● EXERCISE PROMPT
Omit any picture, and return the remaining data exactly as written.

┄┄┄┄┄┄

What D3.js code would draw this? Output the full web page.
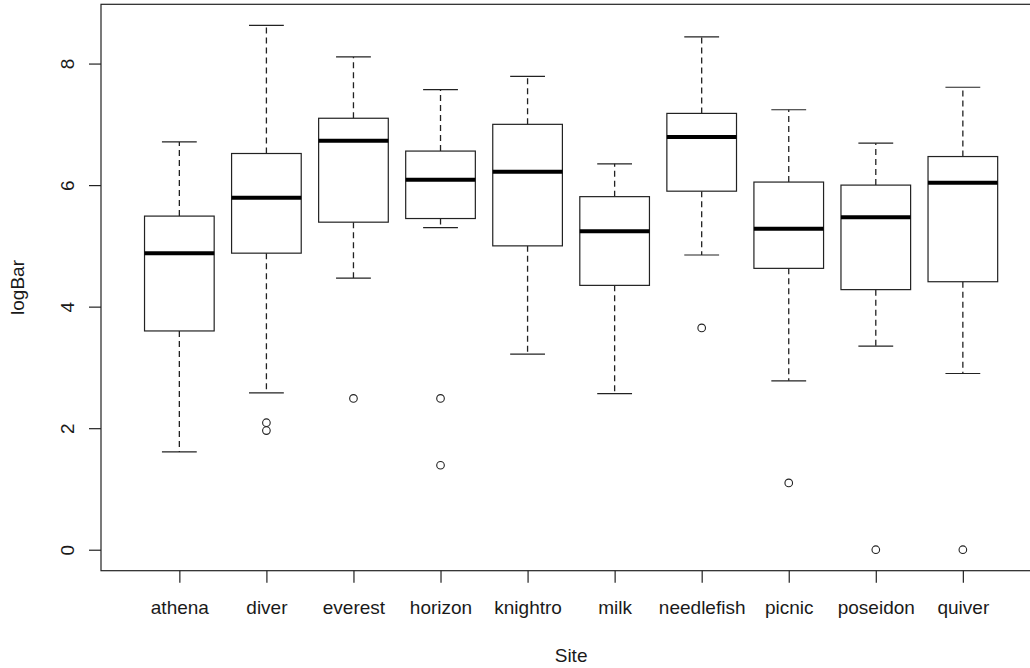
<!DOCTYPE html>
<html>
<head>
<meta charset="utf-8">
<script src="https://cdn.jsdelivr.net/npm/d3@7/dist/d3.min.js"></script>
<style>
  html, body { margin: 0; padding: 0; background: #fff; }
  svg { display: block; }
  text { font-family: "Liberation Sans", Arial, sans-serif; fill: #1a1a1a; }
</style>
</head>
<body>
<script>
// ---- data ----
const sites = ["athena","diver","everest","horizon","knightro","milk","needlefish","picnic","poseidon","quiver"];
const whiskerLow  = [1.61, 2.58, 4.47, 5.30, 3.22, 2.57, 4.85, 2.78, 3.35, 2.90];
const q1          = [3.60, 4.88, 5.39, 5.45, 5.00, 4.35, 5.90, 4.63, 4.28, 4.41];
const medians     = [4.88, 5.79, 6.73, 6.09, 6.22, 5.24, 6.79, 5.28, 5.47, 6.04];
const q3          = [5.49, 6.52, 7.10, 6.56, 7.00, 5.81, 7.18, 6.05, 6.00, 6.47];
const whiskerHigh = [6.71, 8.63, 8.11, 7.57, 7.79, 6.35, 8.44, 7.24, 6.69, 7.61];
const outliers    = [[], [2.09, 1.96], [2.49], [2.49, 1.39], [], [], [3.65], [1.10], [0], [0]];
const yTicks = [0, 2, 4, 6, 8];
const xTitle = "Site";
const yTitle = "logBar";

// ---- layout ----
const W = 1030, H = 668;
const svg = d3.select("body").append("svg").attr("width", W).attr("height", H);

const x = d3.scaleLinear().domain([0.1, 10.9]).range([101, 1041.2]);
const y = d3.scaleLinear().domain([-0.3452, 8.9752]).range([570.7, 4.3]);
const boxW = x(1.4) - x(1);      // half box width
const capW = boxW / 2;

// frame
svg.append("rect")
  .attr("x", x(0.1)).attr("y", y(8.9752))
  .attr("width", x(10.9) - x(0.1)).attr("height", y(-0.3452) - y(8.9752))
  .attr("fill", "none").attr("stroke", "#222").attr("stroke-width", 1.2);

// y axis
const yAxis = d3.axisLeft(y).tickValues(yTicks).tickSize(12).tickPadding(0).tickFormat(d3.format("d"));
const gy = svg.append("g").attr("transform", `translate(${x(0.1)},0)`).call(yAxis);
gy.select(".domain").remove();
gy.selectAll(".tick line").attr("stroke", "#222").attr("stroke-width", 1.2);
gy.selectAll(".tick text")
  .attr("x", 0).attr("dy", 0)
  .attr("transform", "translate(-27,0) rotate(-90)")
  .attr("text-anchor", "middle")
  .style("font-size", "19px").style("font-family", "Liberation Sans, Arial, sans-serif").attr("fill", "#1a1a1a");

// x axis
const xAxis = d3.axisBottom(x).tickValues(d3.range(1, sites.length + 1)).tickSize(12).tickPadding(0)
  .tickFormat((d) => sites[d - 1]);
const gx = svg.append("g").attr("transform", `translate(0,${y(-0.3452)})`).call(xAxis);
gx.select(".domain").remove();
gx.selectAll(".tick line").attr("stroke", "#222").attr("stroke-width", 1.2);
gx.selectAll(".tick text").attr("y", 43).attr("dy", 0)
  .style("font-size", "19px").style("font-family", "Liberation Sans, Arial, sans-serif").attr("fill", "#1a1a1a");

// titles
svg.append("text").attr("x", (x(0.1) + x(10.9)) / 2).attr("y", 662)
  .attr("text-anchor", "middle").style("font-size", "19px").text(xTitle);
svg.append("text").attr("transform", `translate(24,${(y(-0.3452) + y(8.9752)) / 2}) rotate(-90)`)
  .attr("text-anchor", "middle").style("font-size", "19px").text(yTitle);

// boxes
const data = sites.map((s, i) => ({
  s, i: i + 1, lo: whiskerLow[i], q1: q1[i], med: medians[i], q3: q3[i], hi: whiskerHigh[i], out: outliers[i]
}));

const g = svg.append("g");
const b = g.selectAll("g.box").data(data).enter().append("g").attr("class", "box");

// whiskers (dashed)
b.append("line").attr("x1", d => x(d.i)).attr("x2", d => x(d.i))
  .attr("y1", d => y(d.q3)).attr("y2", d => y(d.hi))
  .attr("stroke", "#222").attr("stroke-width", 1.3).attr("stroke-dasharray", "6,4");
b.append("line").attr("x1", d => x(d.i)).attr("x2", d => x(d.i))
  .attr("y1", d => y(d.q1)).attr("y2", d => y(d.lo))
  .attr("stroke", "#222").attr("stroke-width", 1.3).attr("stroke-dasharray", "6,4");
// caps
b.append("line").attr("x1", d => x(d.i) - capW).attr("x2", d => x(d.i) + capW)
  .attr("y1", d => y(d.hi)).attr("y2", d => y(d.hi))
  .attr("stroke", "#222").attr("stroke-width", 1.2);
b.append("line").attr("x1", d => x(d.i) - capW).attr("x2", d => x(d.i) + capW)
  .attr("y1", d => y(d.lo)).attr("y2", d => y(d.lo))
  .attr("stroke", "#222").attr("stroke-width", 1.2);
// box
b.append("rect").attr("x", d => x(d.i) - boxW).attr("width", 2 * boxW)
  .attr("y", d => y(d.q3)).attr("height", d => y(d.q1) - y(d.q3))
  .attr("fill", "#fff").attr("stroke", "#222").attr("stroke-width", 1.2);
// median
b.append("line").attr("x1", d => x(d.i) - boxW).attr("x2", d => x(d.i) + boxW)
  .attr("y1", d => y(d.med)).attr("y2", d => y(d.med))
  .attr("stroke", "#000").attr("stroke-width", 4);
// outliers
b.selectAll("circle").data(d => d.out.map(v => ({ i: d.i, v }))).enter().append("circle")
  .attr("cx", d => x(d.i)).attr("cy", d => y(d.v)).attr("r", 3.8)
  .attr("fill", "none").attr("stroke", "#222").attr("stroke-width", 1.1);
</script>
</body>
</html>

┄┄┄┄┄┄

● WRITTEN ANSWER
What D3.js code would draw this? Output the full web page.
<!DOCTYPE html>
<html>
<head>
<meta charset="utf-8">
<script src="https://cdn.jsdelivr.net/npm/d3@7/dist/d3.min.js"></script>
<style>
  html, body { margin: 0; padding: 0; background: #fff; }
  svg { display: block; }
  text { font-family: "Liberation Sans", Arial, sans-serif; fill: #1a1a1a; }
</style>
</head>
<body>
<script>
// ---- data ----
const sites = ["athena","diver","everest","horizon","knightro","milk","needlefish","picnic","poseidon","quiver"];
const whiskerLow  = [1.61, 2.58, 4.47, 5.30, 3.22, 2.57, 4.85, 2.78, 3.35, 2.90];
const q1          = [3.60, 4.88, 5.39, 5.45, 5.00, 4.35, 5.90, 4.63, 4.28, 4.41];
const medians     = [4.88, 5.79, 6.73, 6.09, 6.22, 5.24, 6.79, 5.28, 5.47, 6.04];
const q3          = [5.49, 6.52, 7.10, 6.56, 7.00, 5.81, 7.18, 6.05, 6.00, 6.47];
const whiskerHigh = [6.71, 8.63, 8.11, 7.57, 7.79, 6.35, 8.44, 7.24, 6.69, 7.61];
const outliers    = [[], [2.09, 1.96], [2.49], [2.49, 1.39], [], [], [3.65], [1.10], [0], [0]];
const yTicks = [0, 2, 4, 6, 8];
const xTitle = "Site";
const yTitle = "logBar";

// ---- layout ----
const W = 1030, H = 668;
const svg = d3.select("body").append("svg").attr("width", W).attr("height", H);

const x = d3.scaleLinear().domain([0.1, 10.9]).range([101, 1041.2]);
const y = d3.scaleLinear().domain([-0.3452, 8.9752]).range([570.7, 4.3]);
const boxW = x(1.4) - x(1);      // half box width
const capW = boxW / 2;

// frame
svg.append("rect")
  .attr("x", x(0.1)).attr("y", y(8.9752))
  .attr("width", x(10.9) - x(0.1)).attr("height", y(-0.3452) - y(8.9752))
  .attr("fill", "none").attr("stroke", "#222").attr("stroke-width", 1.2);

// y axis
const yAxis = d3.axisLeft(y).tickValues(yTicks).tickSize(12).tickPadding(0).tickFormat(d3.format("d"));
const gy = svg.append("g").attr("transform", `translate(${x(0.1)},0)`).call(yAxis);
gy.select(".domain").remove();
gy.selectAll(".tick line").attr("stroke", "#222").attr("stroke-width", 1.2);
gy.selectAll(".tick text")
  .attr("x", 0).attr("dy", 0)
  .attr("transform", "translate(-27,0) rotate(-90)")
  .attr("text-anchor", "middle")
  .style("font-size", "19px").style("font-family", "Liberation Sans, Arial, sans-serif").attr("fill", "#1a1a1a");

// x axis
const xAxis = d3.axisBottom(x).tickValues(d3.range(1, sites.length + 1)).tickSize(12).tickPadding(0)
  .tickFormat((d) => sites[d - 1]);
const gx = svg.append("g").attr("transform", `translate(0,${y(-0.3452)})`).call(xAxis);
gx.select(".domain").remove();
gx.selectAll(".tick line").attr("stroke", "#222").attr("stroke-width", 1.2);
gx.selectAll(".tick text").attr("y", 43).attr("dy", 0)
  .style("font-size", "19px").style("font-family", "Liberation Sans, Arial, sans-serif").attr("fill", "#1a1a1a");

// titles
svg.append("text").attr("x", (x(0.1) + x(10.9)) / 2).attr("y", 662)
  .attr("text-anchor", "middle").style("font-size", "19px").text(xTitle);
svg.append("text").attr("transform", `translate(24,${(y(-0.3452) + y(8.9752)) / 2}) rotate(-90)`)
  .attr("text-anchor", "middle").style("font-size", "19px").text(yTitle);

// boxes
const data = sites.map((s, i) => ({
  s, i: i + 1, lo: whiskerLow[i], q1: q1[i], med: medians[i], q3: q3[i], hi: whiskerHigh[i], out: outliers[i]
}));

const g = svg.append("g");
const b = g.selectAll("g.box").data(data).enter().append("g").attr("class", "box");

// whiskers (dashed)
b.append("line").attr("x1", d => x(d.i)).attr("x2", d => x(d.i))
  .attr("y1", d => y(d.q3)).attr("y2", d => y(d.hi))
  .attr("stroke", "#222").attr("stroke-width", 1.3).attr("stroke-dasharray", "6,4");
b.append("line").attr("x1", d => x(d.i)).attr("x2", d => x(d.i))
  .attr("y1", d => y(d.q1)).attr("y2", d => y(d.lo))
  .attr("stroke", "#222").attr("stroke-width", 1.3).attr("stroke-dasharray", "6,4");
// caps
b.append("line").attr("x1", d => x(d.i) - capW).attr("x2", d => x(d.i) + capW)
  .attr("y1", d => y(d.hi)).attr("y2", d => y(d.hi))
  .attr("stroke", "#222").attr("stroke-width", 1.2);
b.append("line").attr("x1", d => x(d.i) - capW).attr("x2", d => x(d.i) + capW)
  .attr("y1", d => y(d.lo)).attr("y2", d => y(d.lo))
  .attr("stroke", "#222").attr("stroke-width", 1.2);
// box
b.append("rect").attr("x", d => x(d.i) - boxW).attr("width", 2 * boxW)
  .attr("y", d => y(d.q3)).attr("height", d => y(d.q1) - y(d.q3))
  .attr("fill", "#fff").attr("stroke", "#222").attr("stroke-width", 1.2);
// median
b.append("line").attr("x1", d => x(d.i) - boxW).attr("x2", d => x(d.i) + boxW)
  .attr("y1", d => y(d.med)).attr("y2", d => y(d.med))
  .attr("stroke", "#000").attr("stroke-width", 4);
// outliers
b.selectAll("circle").data(d => d.out.map(v => ({ i: d.i, v }))).enter().append("circle")
  .attr("cx", d => x(d.i)).attr("cy", d => y(d.v)).attr("r", 3.8)
  .attr("fill", "none").attr("stroke", "#222").attr("stroke-width", 1.1);
</script>
</body>
</html>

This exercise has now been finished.